There are many good algaecides on the market. If you take care of your pool, then go to your local pool store and request a recommendation. If someone takes care of your pool, then they should know the best one to treat your pool.
With the right algae, you can get the pool cleaned up and treated in a matter of days.
So, after treating the pool with an algaecide, your next step is to shock the pool, Shocking the pool alone will not kill algae once it has turned green.
SHOCK THE POOL
The next step is to shock the pool. Once the algae have taken hold of the walls, you need to get the chlorine levels raised high. You broadcast the shock throughout the pool.
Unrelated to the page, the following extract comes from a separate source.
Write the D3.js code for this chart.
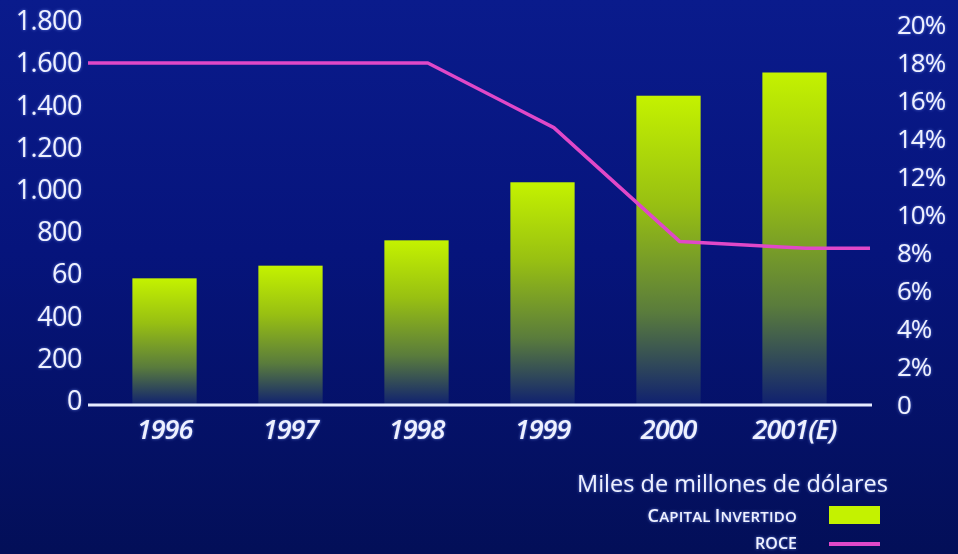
<!DOCTYPE html>
<html>
<head>
<meta charset="utf-8">
<script src="https://cdn.jsdelivr.net/npm/d3@7"></script>
<style>
  html, body { margin: 0; padding: 0; background: #061585; }
  svg { display: block; }
  text { font-family: "Open Sans", "Noto Sans", sans-serif; fill: #eef1ff; }
</style>
</head>
<body>
<svg id="chart" width="958" height="554"></svg>
<script>
// ---- data ----
const years = ["1996", "1997", "1998", "1999", "2000", "2001(E)"];
const capitalInvertido = [600, 660, 780, 1055, 1465, 1575];
const roce = [18, 18, 18, 14.6, 8.6, 8.25];
const leftTickValues = [0, 200, 400, 600, 800, 1000, 1200, 1400, 1600, 1800];
const leftTickLabels = ["0", "200", "400", "60", "800", "1.000", "1.200", "1.400", "1.600", "1.800"];
const rightTickValues = [0, 2, 4, 6, 8, 10, 12, 14, 16, 18, 20];
const rightTickLabels = ["0", "2%", "4%", "6%", "8%", "10%", "12%", "14%", "16%", "18%", "20%"];
const unitLabel = "Miles de millones de dólares";
const legendBar = "CAPITAL INVERTIDO";
const legendLine = "ROCE";

// ---- layout ----
const W = 958, H = 554;
const axisX0 = 88, axisX1 = 872, baseY = 405, topY = 25;
const svg = d3.select("#chart");
const defs = svg.append("defs");

const bg = defs.append("linearGradient").attr("id", "bg").attr("x1", 0).attr("y1", 0).attr("x2", 0).attr("y2", 1);
bg.append("stop").attr("offset", "0%").attr("stop-color", "#0a1b8c");
bg.append("stop").attr("offset", "45%").attr("stop-color", "#06147c");
bg.append("stop").attr("offset", "100%").attr("stop-color", "#030f58");

const glow = defs.append("filter").attr("id", "glow").attr("x", "-10%").attr("y", "-20%").attr("width", "120%").attr("height", "140%");
glow.append("feGaussianBlur").attr("in", "SourceAlpha").attr("stdDeviation", 1.6).attr("result", "b");
glow.append("feFlood").attr("flood-color", "#7f9cff").attr("flood-opacity", 0.7);
glow.append("feComposite").attr("in2", "b").attr("operator", "in").attr("result", "g");
const fm = glow.append("feMerge");
fm.append("feMergeNode").attr("in", "g");
fm.append("feMergeNode").attr("in", "SourceGraphic");

svg.append("rect").attr("width", W).attr("height", H).attr("fill", "url(#bg)");

// scales
const x = d3.scaleBand().domain(years).range([101.5, 857.5]).paddingInner(0.49).paddingOuter(0.245);
const yL = d3.scaleLinear().domain([0, 1800]).range([baseY, topY]);
const yR = d3.scaleLinear().domain([0, 20]).range([baseY, topY]);

// per-bar gradients (top of each bar bright yellow-green fading to navy at base)
years.forEach((yr, i) => {
  const g = defs.append("linearGradient").attr("id", "bg" + i)
    .attr("gradientUnits", "userSpaceOnUse")
    .attr("x1", 0).attr("x2", 0)
    .attr("y1", yL(capitalInvertido[i])).attr("y2", baseY);
  g.append("stop").attr("offset", "0%").attr("stop-color", "#c4f200");
  g.append("stop").attr("offset", "35%").attr("stop-color", "#98c012");
  g.append("stop").attr("offset", "70%").attr("stop-color", "#5a7c3c");
  g.append("stop").attr("offset", "100%").attr("stop-color", "#0f2070");
});

// bars
svg.append("g").selectAll("rect").data(years).join("rect")
  .attr("x", d => x(d))
  .attr("y", (d, i) => yL(capitalInvertido[i]))
  .attr("width", x.bandwidth())
  .attr("height", (d, i) => baseY - yL(capitalInvertido[i]))
  .attr("fill", (d, i) => `url(#bg${i})`);

// ROCE line
const off = x.step() * 0.09;
const pts = years.map((yr, i) => [x(yr) + x.bandwidth() / 2 + off, yR(roce[i])]);
const linePts = [[axisX0, yR(roce[0])], ...pts, [axisX1 - 2, yR(roce[roce.length - 1])]];
svg.append("path")
  .attr("d", d3.line()(linePts))
  .attr("fill", "none")
  .attr("stroke", "#e048c8")
  .attr("stroke-width", 3.5)
  .attr("stroke-linejoin", "round");

// base axis line
svg.append("line")
  .attr("x1", axisX0).attr("x2", axisX1)
  .attr("y1", baseY).attr("y2", baseY)
  .attr("stroke", "#e6ecff").attr("stroke-width", 3);

// left axis
const leftAxis = d3.axisLeft(yL).tickValues(leftTickValues)
  .tickFormat((d, i) => leftTickLabels[i]).tickSize(0).tickPadding(0);
const gl = svg.append("g").attr("transform", `translate(82,-4)`).call(leftAxis);
gl.select(".domain").remove();
gl.selectAll("text").attr("font-size", 27).attr("fill", "#eef1ff")
  .attr("font-family", "'Open Sans', sans-serif").attr("filter", "url(#glow)")
  .style("letter-spacing", "-0.5px");

// right axis
const rightAxis = d3.axisRight(yR).tickValues(rightTickValues)
  .tickFormat((d, i) => rightTickLabels[i]).tickSize(0).tickPadding(0);
const gr = svg.append("g").attr("transform", `translate(897,0)`).call(rightAxis);
gr.select(".domain").remove();
gr.selectAll("text").attr("font-size", 26).attr("fill", "#eef1ff")
  .attr("font-family", "'Open Sans', sans-serif").attr("filter", "url(#glow)")
  .style("letter-spacing", "-1px");

// bottom axis (year labels)
const bottomAxis = d3.axisBottom(x).tickSize(0).tickPadding(0);
const gb = svg.append("g").attr("transform", `translate(0,${baseY + 15})`).call(bottomAxis);
gb.select(".domain").remove();
gb.selectAll("text").attr("font-size", 27).attr("font-style", "italic").attr("font-weight", 600)
  .attr("fill", "#eef1ff").attr("font-family", "'Open Sans', sans-serif")
  .attr("filter", "url(#glow)").style("letter-spacing", "-1px");

// unit label
svg.append("text").attr("x", 888).attr("y", 492).attr("text-anchor", "end")
  .attr("font-size", 23.5).attr("filter", "url(#glow)").text(unitLabel);

// legend: small-caps style via tspans
function smallCaps(sel, str, big, small) {
  str.split("").forEach((ch, i) => {
    const isBig = i === 0 || str[i - 1] === " ";
    sel.append("tspan").attr("font-size", isBig ? big : small).text(ch);
  });
}
const t1 = svg.append("text").attr("x", 797).attr("y", 522).attr("text-anchor", "end")
  .attr("font-weight", 600).attr("filter", "url(#glow)").style("letter-spacing", "0.2px");
smallCaps(t1, legendBar, 18, 15);
svg.append("rect").attr("x", 829).attr("y", 506).attr("width", 51).attr("height", 18)
  .attr("fill", "#c4f200");

svg.append("text").attr("x", 797).attr("y", 548.5).attr("text-anchor", "end")
  .attr("font-weight", 600).attr("font-size", 16).attr("filter", "url(#glow)")
  .text(legendLine);
svg.append("line").attr("x1", 829).attr("x2", 880).attr("y1", 544).attr("y2", 544)
  .attr("stroke", "#e048c8").attr("stroke-width", 4);
</script>
</body>
</html>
The next step is to brush all the walls of the pool. Just doing a quick brush will not sufficiently treat the algae. Giving the walls of the entire pool will remove the dead algae and have it settle on the bottom of the pool.
By the time that you leave the pool, it may have actually started turning. But, likely it will still be green and cloudy.
Next, come back and vacuum up the dead algae. It is best if you do a system vacuum. That way you are removing the dead algae and hot having it pass through the filter or the pool equipment. We usually wait a day or two in order to make sure that everything has settled to the bottom of the pool. You want to make sure that you don’t do a vacuum that would stir up the dead algae. You want to remove the dead algae.
Now that the pool chemicals are improving. Make sure that come back and balance out the chemicals. They will eventually return to normal levels.
The key to preventing the algae from coming back is always keeping the chemicals maintained.